## BEGIN
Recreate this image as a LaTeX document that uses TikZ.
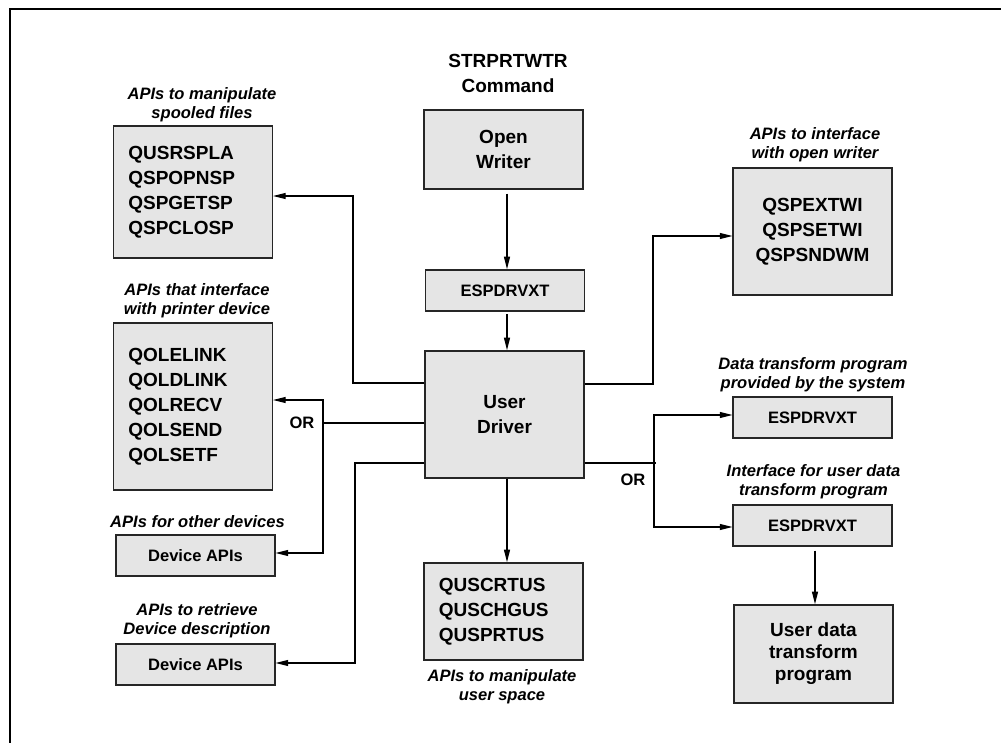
\documentclass[tikz,border=0pt]{standalone}
\usepackage{fontspec}
\setmainfont{Liberation Sans}
\usepackage{tikz}
\usetikzlibrary{arrows.meta}
\newcommand{\bigbf}{\fontsize{14.25pt}{18.75pt}\selectfont\bfseries}
\newcommand{\tightbf}{\fontsize{14.25pt}{16.5pt}\selectfont\bfseries}
\newcommand{\smallbf}{\fontsize{12.4pt}{15pt}\selectfont\bfseries}
\newcommand{\notefont}{\fontsize{12.4pt}{14.25pt}\selectfont\bfseries\itshape}

\begin{document}
\begin{tikzpicture}[
  x=0.75pt, y=-0.75pt,
  box/.style={draw=black!85, fill=gray!20, line width=1.1pt, minimum width=119pt, inner sep=0pt, font=\bigbf, align=center},
  listbox/.style={box, align=left, text width=97pt, inner xsep=11pt},
  smallbox/.style={box, font=\smallbf, minimum height=30.75pt},
  note/.style={font=\notefont, align=center},
  link/.style={line width=0.9pt},
  arr/.style={link, -{Triangle[length=9.5pt, width=4.5pt]}},
]
\useasboundingbox (0,0) rectangle (1001,743);

% Frame
\draw[line width=1.5pt] (10,743) -- (10,9) -- (1001,9);

% Middle column
\node[font=\bigbf, align=center] (cmd) at (508,73.5) {STRPRTWTR\\Command};
\node[box, minimum height=59.25pt] (open) at (503.5,149.5) {Open\\Writer};
\node[smallbox] (esp0) at (505,290.5) {ESPDRVXT};
\node[box, minimum height=95.25pt] (drv) at (504.5,414.5) {User\\Driver};
\node[listbox, minimum height=72.75pt] (usp) at (503.5,611.5) {QUSCRTUS\\QUSCHGUS\\QUSPRTUS};
\node[note] (uspnote) at (502,687) {APIs to manipulate\\user space};

% Left column
\node[listbox, minimum height=99pt] (spool) at (193,192) {QUSRSPLA\\QSPOPNSP\\QSPGETSP\\QSPCLOSP};
\node[note] (spoolnote) at (202,104.5) {APIs to manipulate\\spooled files};
\node[listbox, minimum height=125.25pt] (prn) at (193,406.5) {QOLELINK\\QOLDLINK\\QOLRECV\\QOLSEND\\QOLSETF};
\node[note] (prnnote) at (197,301) {APIs that interface\\with printer device};
\node[smallbox] (dev1) at (195.5,555.5) {Device APIs};
\node[note] (dev1note) at (197.5,522) {APIs for other devices};
\node[smallbox] (dev2) at (195.5,664.5) {Device APIs};
\node[note] (dev2note) at (197,620.5) {APIs to retrieve\\Device description};
\node[font=\smallbf] (orl) at (302,423) {OR};

% Right column
\node[box, minimum height=95.25pt] (wapi) at (812.5,231.5) {QSPEXTWI\\QSPSETWI\\QSPSNDWM};
\node[note] (wapinote) at (815,144.5) {APIs to interface\\with open writer};
\foreach \n/\y in {esp1/417.5, esp2/525.5} {
  \node[smallbox] (\n) at (812.5,\y) {ESPDRVXT};
}
\node[note] (esp1note) at (813,375) {Data transform program\\provided by the system};
\node[note] (esp2note) at (813.5,481.5) {Interface for user data\\transform program};
\node[box, minimum height=73.5pt, font=\tightbf] (udt) at (813.5,654) {User data\\transform\\program};
\node[font=\smallbf] (orr) at (633,480) {OR};

% Main flow
\draw[arr, shorten <=3pt] (open.south -| 507,0) -- (esp0.north -| 507,0);
\draw[arr, shorten <=2pt] (esp0.south -| 507,0) -- (drv.north -| 507,0);
\draw[arr] (drv.south -| 507,0) -- (usp.north -| 507,0);

% Left connectors
\coordinate (jsp) at (353,383);
\draw[arr] (drv.west |- jsp) -- (jsp) |- (spool.east |- 0,196);
\coordinate (jor) at (323,423);
\draw[link] (drv.west |- jor) -- (jor);
\draw[arr] (jor) |- (prn.east |- 0,400);
\draw[arr] (jor) |- (dev1.east |- 0,553);
\coordinate (jdv) at (355,463);
\draw[arr] (drv.west |- jdv) -- (jdv) |- (dev2.east |- 0,663);

% Right connectors
\coordinate (jwr) at (653,384);
\draw[arr] (drv.east |- jwr) -- (jwr) |- (wapi.west |- 0,236);
\coordinate (jes) at (654,463);
\draw[link] (drv.east |- jes) -- ([xshift=1.5pt]jes);
\draw[arr] (jes) |- (esp1.west |- 0,415);
\draw[arr] (jes) |- (esp2.west |- 0,527);
\draw[arr, shorten <=3pt] (esp2.south -| 815,0) -- (udt.north -| 815,0);
\end{tikzpicture}
\end{document}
## END
## TASK INSTRUCTIONS:
Output the lines above in full and exactly as given, omitting any pictures.

## RESPONSE:
Recreate this image as a LaTeX document that uses TikZ.
\documentclass[tikz,border=0pt]{standalone}
\usepackage{fontspec}
\setmainfont{Liberation Sans}
\usepackage{tikz}
\usetikzlibrary{arrows.meta}
\newcommand{\bigbf}{\fontsize{14.25pt}{18.75pt}\selectfont\bfseries}
\newcommand{\tightbf}{\fontsize{14.25pt}{16.5pt}\selectfont\bfseries}
\newcommand{\smallbf}{\fontsize{12.4pt}{15pt}\selectfont\bfseries}
\newcommand{\notefont}{\fontsize{12.4pt}{14.25pt}\selectfont\bfseries\itshape}

\begin{document}
\begin{tikzpicture}[
  x=0.75pt, y=-0.75pt,
  box/.style={draw=black!85, fill=gray!20, line width=1.1pt, minimum width=119pt, inner sep=0pt, font=\bigbf, align=center},
  listbox/.style={box, align=left, text width=97pt, inner xsep=11pt},
  smallbox/.style={box, font=\smallbf, minimum height=30.75pt},
  note/.style={font=\notefont, align=center},
  link/.style={line width=0.9pt},
  arr/.style={link, -{Triangle[length=9.5pt, width=4.5pt]}},
]
\useasboundingbox (0,0) rectangle (1001,743);

% Frame
\draw[line width=1.5pt] (10,743) -- (10,9) -- (1001,9);

% Middle column
\node[font=\bigbf, align=center] (cmd) at (508,73.5) {STRPRTWTR\\Command};
\node[box, minimum height=59.25pt] (open) at (503.5,149.5) {Open\\Writer};
\node[smallbox] (esp0) at (505,290.5) {ESPDRVXT};
\node[box, minimum height=95.25pt] (drv) at (504.5,414.5) {User\\Driver};
\node[listbox, minimum height=72.75pt] (usp) at (503.5,611.5) {QUSCRTUS\\QUSCHGUS\\QUSPRTUS};
\node[note] (uspnote) at (502,687) {APIs to manipulate\\user space};

% Left column
\node[listbox, minimum height=99pt] (spool) at (193,192) {QUSRSPLA\\QSPOPNSP\\QSPGETSP\\QSPCLOSP};
\node[note] (spoolnote) at (202,104.5) {APIs to manipulate\\spooled files};
\node[listbox, minimum height=125.25pt] (prn) at (193,406.5) {QOLELINK\\QOLDLINK\\QOLRECV\\QOLSEND\\QOLSETF};
\node[note] (prnnote) at (197,301) {APIs that interface\\with printer device};
\node[smallbox] (dev1) at (195.5,555.5) {Device APIs};
\node[note] (dev1note) at (197.5,522) {APIs for other devices};
\node[smallbox] (dev2) at (195.5,664.5) {Device APIs};
\node[note] (dev2note) at (197,620.5) {APIs to retrieve\\Device description};
\node[font=\smallbf] (orl) at (302,423) {OR};

% Right column
\node[box, minimum height=95.25pt] (wapi) at (812.5,231.5) {QSPEXTWI\\QSPSETWI\\QSPSNDWM};
\node[note] (wapinote) at (815,144.5) {APIs to interface\\with open writer};
\foreach \n/\y in {esp1/417.5, esp2/525.5} {
  \node[smallbox] (\n) at (812.5,\y) {ESPDRVXT};
}
\node[note] (esp1note) at (813,375) {Data transform program\\provided by the system};
\node[note] (esp2note) at (813.5,481.5) {Interface for user data\\transform program};
\node[box, minimum height=73.5pt, font=\tightbf] (udt) at (813.5,654) {User data\\transform\\program};
\node[font=\smallbf] (orr) at (633,480) {OR};

% Main flow
\draw[arr, shorten <=3pt] (open.south -| 507,0) -- (esp0.north -| 507,0);
\draw[arr, shorten <=2pt] (esp0.south -| 507,0) -- (drv.north -| 507,0);
\draw[arr] (drv.south -| 507,0) -- (usp.north -| 507,0);

% Left connectors
\coordinate (jsp) at (353,383);
\draw[arr] (drv.west |- jsp) -- (jsp) |- (spool.east |- 0,196);
\coordinate (jor) at (323,423);
\draw[link] (drv.west |- jor) -- (jor);
\draw[arr] (jor) |- (prn.east |- 0,400);
\draw[arr] (jor) |- (dev1.east |- 0,553);
\coordinate (jdv) at (355,463);
\draw[arr] (drv.west |- jdv) -- (jdv) |- (dev2.east |- 0,663);

% Right connectors
\coordinate (jwr) at (653,384);
\draw[arr] (drv.east |- jwr) -- (jwr) |- (wapi.west |- 0,236);
\coordinate (jes) at (654,463);
\draw[link] (drv.east |- jes) -- ([xshift=1.5pt]jes);
\draw[arr] (jes) |- (esp1.west |- 0,415);
\draw[arr] (jes) |- (esp2.west |- 0,527);
\draw[arr, shorten <=3pt] (esp2.south -| 815,0) -- (udt.north -| 815,0);
\end{tikzpicture}
\end{document}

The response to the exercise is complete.